▶ **REQUIRED TASK**: Print exactly the lines running from the one that holds "Reproduce this chart" through the one that holds "ytick_txt = ['0', '.05', '.1', '.15']", please, and leave the pictures out.
** START **
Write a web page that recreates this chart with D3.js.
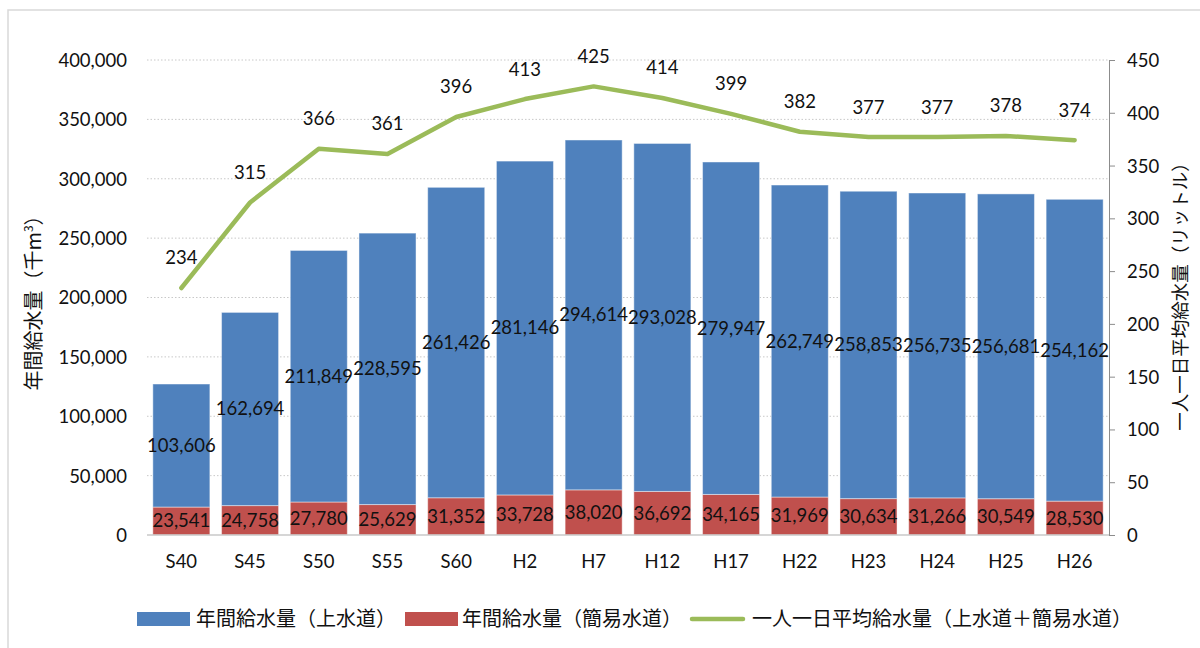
<!DOCTYPE html>
<html><head><meta charset="utf-8">
<script src="https://cdn.jsdelivr.net/npm/d3@7"></script>
<style>
body{margin:0;background:#fff;}
svg{display:block;}
.num{font-family:Lato,"Open Sans",sans-serif;font-size:18.5px;fill:#111;}
.jp{font-family:"Noto Sans CJK JP",sans-serif;fill:#111;}
</style></head>
<body>
<svg id="c" width="1200" height="648"></svg>
<script>
const categories = ["S40","S45","S50","S55","S60","H2","H7","H12","H17","H22","H23","H24","H25","H26"];
const josuido = [103606,162694,211849,228595,261426,281146,294614,293028,279947,262749,258853,256735,256681,254162];
const kanisuido = [23541,24758,27780,25629,31352,33728,38020,36692,34165,31969,30634,31266,30549,28530];
const perCapita = [234,315,366,361,396,413,425,414,399,382,377,377,378,374];
const leftTicks = [0,50000,100000,150000,200000,250000,300000,350000,400000];
const rightTicks = [0,50,100,150,200,250,300,350,400,450];
const seriesNames = ["年間給水量（上水道）","年間給水量（簡易水道）","一人一日平均給水量（上水道＋簡易水道）"];
const colors = ["#4f81bd","#c0504d","#9bbb59"];

const svg = d3.select("#c");
const L=147, R=1109, T=60, B=535;

// chart border
svg.append("rect").attr("x",8).attr("y",10).attr("width",1200).attr("height",660)
  .attr("fill","#fff").attr("stroke","#d9d9d9").attr("stroke-width",1.5);

const x = d3.scaleBand().domain(categories).range([L,R]).paddingInner(0.17).paddingOuter(0.085);
const yL = d3.scaleLinear().domain([0,400000]).range([B,T]);
const yR = d3.scaleLinear().domain([0,450]).range([B,T]);

// gridlines
svg.append("g").selectAll("line").data(leftTicks.filter(d=>d>0)).join("line")
  .attr("x1",L).attr("x2",R).attr("y1",d=>yL(d)).attr("y2",d=>yL(d))
  .attr("stroke","#c8c8c8").attr("stroke-width",1).attr("stroke-dasharray","1.5,2");

// left axis
const fmt = d3.format(",");
const gl = svg.append("g").attr("transform",`translate(${L},0)`)
  .call(d3.axisLeft(yL).tickValues(leftTicks).tickFormat(fmt).tickSize(0).tickPadding(20));
gl.select(".domain").remove();
gl.selectAll("text").attr("class","num").attr("dy","0.35em");

// right axis
const gr = svg.append("g").attr("transform",`translate(${R},0)`)
  .call(d3.axisRight(yR).tickValues(rightTicks).tickSize(6).tickSizeOuter(6).tickPadding(12));
gr.select(".domain").attr("stroke","#8c8c8c");
gr.selectAll(".tick line").attr("stroke","#8c8c8c");
gr.selectAll("text").attr("class","num").attr("dy","0.35em");

// bars
const stacked = categories.map((c,i)=>({c, k:kanisuido[i], j:josuido[i]}));
const gb = svg.append("g");
gb.selectAll("rect.k").data(stacked).join("rect").attr("class","k")
  .attr("x",d=>x(d.c)).attr("width",x.bandwidth())
  .attr("y",d=>yL(d.k)).attr("height",d=>yL(0)-yL(d.k))
  .attr("fill",colors[1]).attr("stroke","rgba(255,255,255,0.45)").attr("stroke-width",1);
gb.selectAll("rect.j").data(stacked).join("rect").attr("class","j")
  .attr("x",d=>x(d.c)).attr("width",x.bandwidth())
  .attr("y",d=>yL(d.k+d.j)).attr("height",d=>yL(d.k)-yL(d.k+d.j))
  .attr("fill",colors[0]).attr("stroke","rgba(255,255,255,0.45)").attr("stroke-width",1);

// baseline
svg.append("line").attr("x1",L).attr("x2",R).attr("y1",B).attr("y2",B)
  .attr("stroke","#c8c8c8").attr("stroke-width",1.5);

// bar labels
gb.selectAll("text.k").data(stacked).join("text").attr("class","num")
  .attr("x",d=>x(d.c)+x.bandwidth()/2).attr("y",d=>yL(d.k/2)).attr("dy","0.35em")
  .attr("text-anchor","middle").text(d=>fmt(d.k));
gb.selectAll("text.j").data(stacked).join("text").attr("class","num")
  .attr("x",d=>x(d.c)+x.bandwidth()/2).attr("y",d=>yL(d.k+d.j/2)).attr("dy","0.35em")
  .attr("text-anchor","middle").text(d=>fmt(d.j));

// line
const lineData = categories.map((c,i)=>({c,v:perCapita[i]}));
svg.append("path").datum(lineData)
  .attr("d",d3.line().x(d=>x(d.c)+x.bandwidth()/2).y(d=>yR(d.v)))
  .attr("fill","none").attr("stroke",colors[2]).attr("stroke-width",4.5)
  .attr("stroke-linejoin","round").attr("stroke-linecap","round");
svg.append("g").selectAll("text").data(lineData).join("text").attr("class","num")
  .attr("x",d=>x(d.c)+x.bandwidth()/2).attr("y",d=>yR(d.v)-30).attr("dy","0.35em")
  .attr("text-anchor","middle").text(d=>d.v);

// x axis labels
svg.append("g").selectAll("text").data(categories).join("text").attr("class","num")
  .attr("x",d=>x(d)+x.bandwidth()/2).attr("y",562).attr("dy","0.35em")
  .attr("text-anchor","middle").text(d=>d);

// axis titles
const lt = svg.append("text").attr("class","jp").attr("font-size",20)
  .attr("transform","translate(41,298) rotate(-90)").attr("text-anchor","middle");
lt.append("tspan").text("年間給水量（千m");
lt.append("tspan").attr("font-size",12).attr("dy",-8).text("3");
lt.append("tspan").attr("dy",8).text("）");
svg.append("text").attr("class","jp").attr("font-size",18.5)
  .attr("transform","translate(1187,292) rotate(-90)").attr("text-anchor","middle")
  .text("一人一日平均給水量（リットル）");

// legend
const lg = svg.append("g");
const items = [
  {sx:137, tx:196, type:"rect"},
  {sx:405, tx:462, type:"rect"},
  {sx:690, tx:752, type:"line"}
];
items.forEach((it,i)=>{
  if(it.type==="rect"){
    lg.append("rect").attr("x",it.sx).attr("y",612).attr("width",53).attr("height",14).attr("fill",colors[i]);
  } else {
    lg.append("line").attr("x1",it.sx+2).attr("x2",it.sx+53).attr("y1",619).attr("y2",619)
      .attr("stroke",colors[i]).attr("stroke-width",4.5).attr("stroke-linecap","round");
  }
  lg.append("text").attr("class","jp").attr("font-size",20).attr("x",it.tx).attr("y",619)
    .attr("dy","0.35em").text(seriesNames[i]);
});
</script>
</body></html>
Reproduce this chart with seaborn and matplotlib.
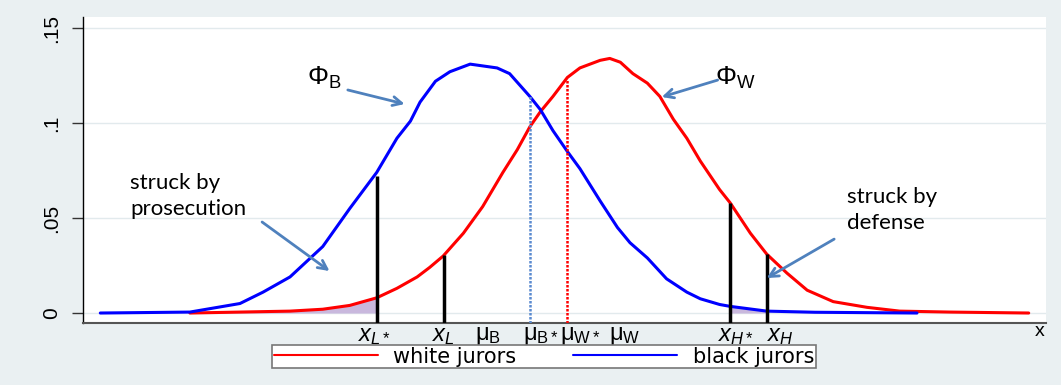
import numpy as np
import pandas as pd
import seaborn as sns
import matplotlib.pyplot as plt
from matplotlib.lines import Line2D

# curves (x on a 0-100 scale, density on y)
black_x = [1.8, 11.1, 16.3, 18.7, 21.5, 24.9, 27.7, 30.5, 32.6, 34.0, 35.0, 36.6, 38.1,
           40.2, 43.0, 44.3, 46.4, 47.5, 48.8, 50.3, 51.6, 53.7, 55.5, 56.8, 58.6, 60.6,
           62.7, 64.1, 66.1, 67.2, 71.0, 76.0, 86.6]
black_y = [0.0, 0.0005, 0.005, 0.011, 0.019, 0.035, 0.055, 0.074, 0.092, 0.101, 0.111, 0.122,
           0.127, 0.131, 0.129, 0.126, 0.114, 0.107, 0.096, 0.085, 0.076, 0.059, 0.045, 0.037,
           0.029, 0.018, 0.011, 0.0075, 0.0045, 0.0035, 0.001, 0.0004, 0.0]
white_x = [11.1, 21.5, 24.9, 27.7, 30.5, 32.6, 34.7, 36.0, 37.4, 39.5, 41.5, 43.6, 45.1,
           46.4, 47.5, 48.8, 50.3, 51.6, 53.7, 54.7, 55.8, 57.1, 58.6, 59.9, 61.3, 62.7,
           64.1, 66.1, 67.2, 69.3, 71.0, 73.1, 75.2, 77.9, 81.4, 84.8, 90.0, 98.2]
white_y = [0.0, 0.001, 0.002, 0.004, 0.008, 0.013, 0.019, 0.024, 0.030, 0.042, 0.056, 0.074,
           0.086, 0.098, 0.106, 0.114, 0.124, 0.129, 0.133, 0.134, 0.132, 0.126, 0.121, 0.114,
           0.102, 0.092, 0.080, 0.065, 0.058, 0.042, 0.031, 0.021, 0.012, 0.006, 0.003, 0.001,
           0.0005, 0.0]

# cutoffs
x_Lstar, x_L, x_Hstar, x_H = 30.5, 37.5, 67.2, 71.0
mu_Bstar, mu_Wstar = 46.4, 50.3

# labels under the axis
xlab_pos = [30.3, 37.4, 42.1, 47.5, 51.6, 56.2, 67.8, 72.4]
xlab_txt = [r'$\mathit{x}_{\mathit{L*}}$', r'$\mathit{x}_{\mathit{L}}$',
            r'$\mathrm{\mu}_{\mathrm{B}}$', r'$\mathrm{\mu}_{\mathrm{B*}}$',
            r'$\mathrm{\mu}_{\mathrm{W*}}$', r'$\mathrm{\mu}_{\mathrm{W}}$',
            r'$\mathit{x}_{\mathit{H*}}$', r'$\mathit{x}_{\mathit{H}}$']
ytick_pos = [0, 0.05, 0.1, 0.15]
ytick_txt = ['0', '.05', '.1', '.15']

df = pd.concat([
    pd.DataFrame({'x': white_x, 'y': white_y, 'group': 'white jurors'}),
    pd.DataFrame({'x': black_x, 'y': black_y, 'group': 'black jurors'}),
])

sns.set_theme(style='white')
plt.rcParams['font.family'] = ['DejaVu Sans']
plt.rcParams['text.color'] = 'black'
plt.rcParams['xtick.color'] = 'black'
plt.rcParams['ytick.color'] = 'black'
plt.rcParams['mathtext.fontset'] = 'custom'
plt.rcParams['mathtext.rm'] = 'Liberation Sans'
plt.rcParams['mathtext.it'] = 'Liberation Sans:italic'
plt.rcParams['mathtext.default'] = 'rm'

bg = '#eaf0f2'
fig = plt.figure(figsize=(10.61, 3.85), dpi=100, facecolor=bg)
ax = fig.add_axes([0.0782, 0.161, 0.9077, 0.7948])
ax.set_facecolor('white')

sns.lineplot(data=df, x='x', y='y', hue='group', sort=False, estimator=None,
             palette={'white jurors': 'red', 'black jurors': 'blue'},
             linewidth=2.2, legend=False, ax=ax)

ax.set_xlim(0, 100)
ax.set_ylim(-0.00526, 0.1558)
ymin = ax.get_ylim()[0]

# shaded tails
wx = np.array(white_x); wy = np.array(white_y)
m = wx <= x_Lstar
ax.fill_between(wx[m], 0, wy[m], color='#c9b8dd', lw=0, zorder=1)
bx = np.linspace(x_Hstar, x_H, 20)
ax.fill_between(bx, 0, np.interp(bx, black_x, black_y), color='#c9b8dd', lw=0, zorder=1)

# cutoff lines
ax.vlines(x_Lstar, ymin, np.interp(x_Lstar, black_x, black_y) - 0.002, color='black', lw=2.5, zorder=3)
for c in [x_L, x_Hstar, x_H]:
    ax.vlines(c, ymin, np.interp(c, white_x, white_y), color='black', lw=2.5, zorder=3)
ax.vlines(mu_Bstar, ymin, np.interp(mu_Bstar, black_x, black_y), color='#5b8bd0',
          lw=1.8, linestyles=(0, (1, 0.6)), zorder=3)
ax.vlines(mu_Wstar, ymin, np.interp(mu_Wstar, white_x, white_y) - 0.001, color='red',
          lw=1.8, linestyles=(0, (1, 0.6)), zorder=3)

# axes styling
ax.set_yticks(ytick_pos)
ax.set_yticklabels(ytick_txt, rotation=90, va='center', family='Liberation Sans', fontsize=15)
ax.set_xticks(xlab_pos)
ax.set_xticklabels(xlab_txt, fontsize=17)
ax.tick_params(axis='x', length=0, pad=0)
ax.tick_params(axis='y', length=8, width=1, pad=8, left=True, color='#333333')
ax.grid(axis='y', color='#e2eaed', lw=1)
ax.set_xlabel('')
ax.set_ylabel('')
for s in ['top', 'right']:
    ax.spines[s].set_visible(False)
ax.spines['left'].set_color('black')
ax.spines['left'].set_linewidth(1)
ax.spines['bottom'].set_color('#555555')
ax.spines['bottom'].set_linewidth(1.5)
ax.text(0.993, -0.027, 'x', transform=ax.transAxes, ha='center', va='center',
        fontsize=14, family='Liberation Sans')

# annotations
arrow = dict(arrowstyle='->', color='#4f81bd', lw=2, mutation_scale=16, shrinkA=0, shrinkB=0)
ax.text(25.1, 0.1237, r'$\Phi_{\rm B}$', fontsize=19, ha='center', va='center')
ax.annotate('', xy=(33.4, 0.110), xytext=(27.5, 0.1174), arrowprops=arrow)
ax.text(67.7, 0.1237, r'$\Phi_{\rm W}$', fontsize=19, ha='center', va='center')
ax.annotate('', xy=(60.1, 0.1137), xytext=(65.9, 0.1226), arrowprops=arrow)
ax.text(4.9, 0.0616, 'struck by\nprosecution', fontsize=16, family='Lato',
        ha='left', va='center', linespacing=1.35)
ax.annotate('', xy=(25.6, 0.0221), xytext=(18.6, 0.0479), arrowprops=arrow)
ax.text(79.3, 0.0542, 'struck by\ndefense', fontsize=16, family='Lato',
        ha='left', va='center', linespacing=1.35)
ax.annotate('', xy=(71.0, 0.0184), xytext=(78.0, 0.0389), arrowprops=arrow)

# legend box below the plot
handles = [Line2D([], [], color='red', lw=1.5), Line2D([], [], color='blue', lw=1.5)]
leg = fig.legend(handles, ['white jurors', 'black jurors'], ncol=2,
                 loc='upper left', bbox_to_anchor=(272 / 1061, 1 - 345 / 385),
                 borderaxespad=0, fontsize=15, handlelength=5.0, handletextpad=0.75,
                 columnspacing=2.7, borderpad=0.08, fancybox=False, framealpha=1,
                 edgecolor='#777777')
leg.get_frame().set_linewidth(1.2)

fig.savefig('out.png', dpi=100, facecolor=bg)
** END **
▶ **RESPONSE BELOW**:
Reproduce this chart with seaborn and matplotlib.
import numpy as np
import pandas as pd
import seaborn as sns
import matplotlib.pyplot as plt
from matplotlib.lines import Line2D

# curves (x on a 0-100 scale, density on y)
black_x = [1.8, 11.1, 16.3, 18.7, 21.5, 24.9, 27.7, 30.5, 32.6, 34.0, 35.0, 36.6, 38.1,
           40.2, 43.0, 44.3, 46.4, 47.5, 48.8, 50.3, 51.6, 53.7, 55.5, 56.8, 58.6, 60.6,
           62.7, 64.1, 66.1, 67.2, 71.0, 76.0, 86.6]
black_y = [0.0, 0.0005, 0.005, 0.011, 0.019, 0.035, 0.055, 0.074, 0.092, 0.101, 0.111, 0.122,
           0.127, 0.131, 0.129, 0.126, 0.114, 0.107, 0.096, 0.085, 0.076, 0.059, 0.045, 0.037,
           0.029, 0.018, 0.011, 0.0075, 0.0045, 0.0035, 0.001, 0.0004, 0.0]
white_x = [11.1, 21.5, 24.9, 27.7, 30.5, 32.6, 34.7, 36.0, 37.4, 39.5, 41.5, 43.6, 45.1,
           46.4, 47.5, 48.8, 50.3, 51.6, 53.7, 54.7, 55.8, 57.1, 58.6, 59.9, 61.3, 62.7,
           64.1, 66.1, 67.2, 69.3, 71.0, 73.1, 75.2, 77.9, 81.4, 84.8, 90.0, 98.2]
white_y = [0.0, 0.001, 0.002, 0.004, 0.008, 0.013, 0.019, 0.024, 0.030, 0.042, 0.056, 0.074,
           0.086, 0.098, 0.106, 0.114, 0.124, 0.129, 0.133, 0.134, 0.132, 0.126, 0.121, 0.114,
           0.102, 0.092, 0.080, 0.065, 0.058, 0.042, 0.031, 0.021, 0.012, 0.006, 0.003, 0.001,
           0.0005, 0.0]

# cutoffs
x_Lstar, x_L, x_Hstar, x_H = 30.5, 37.5, 67.2, 71.0
mu_Bstar, mu_Wstar = 46.4, 50.3

# labels under the axis
xlab_pos = [30.3, 37.4, 42.1, 47.5, 51.6, 56.2, 67.8, 72.4]
xlab_txt = [r'$\mathit{x}_{\mathit{L*}}$', r'$\mathit{x}_{\mathit{L}}$',
            r'$\mathrm{\mu}_{\mathrm{B}}$', r'$\mathrm{\mu}_{\mathrm{B*}}$',
            r'$\mathrm{\mu}_{\mathrm{W*}}$', r'$\mathrm{\mu}_{\mathrm{W}}$',
            r'$\mathit{x}_{\mathit{H*}}$', r'$\mathit{x}_{\mathit{H}}$']
ytick_pos = [0, 0.05, 0.1, 0.15]
ytick_txt = ['0', '.05', '.1', '.15']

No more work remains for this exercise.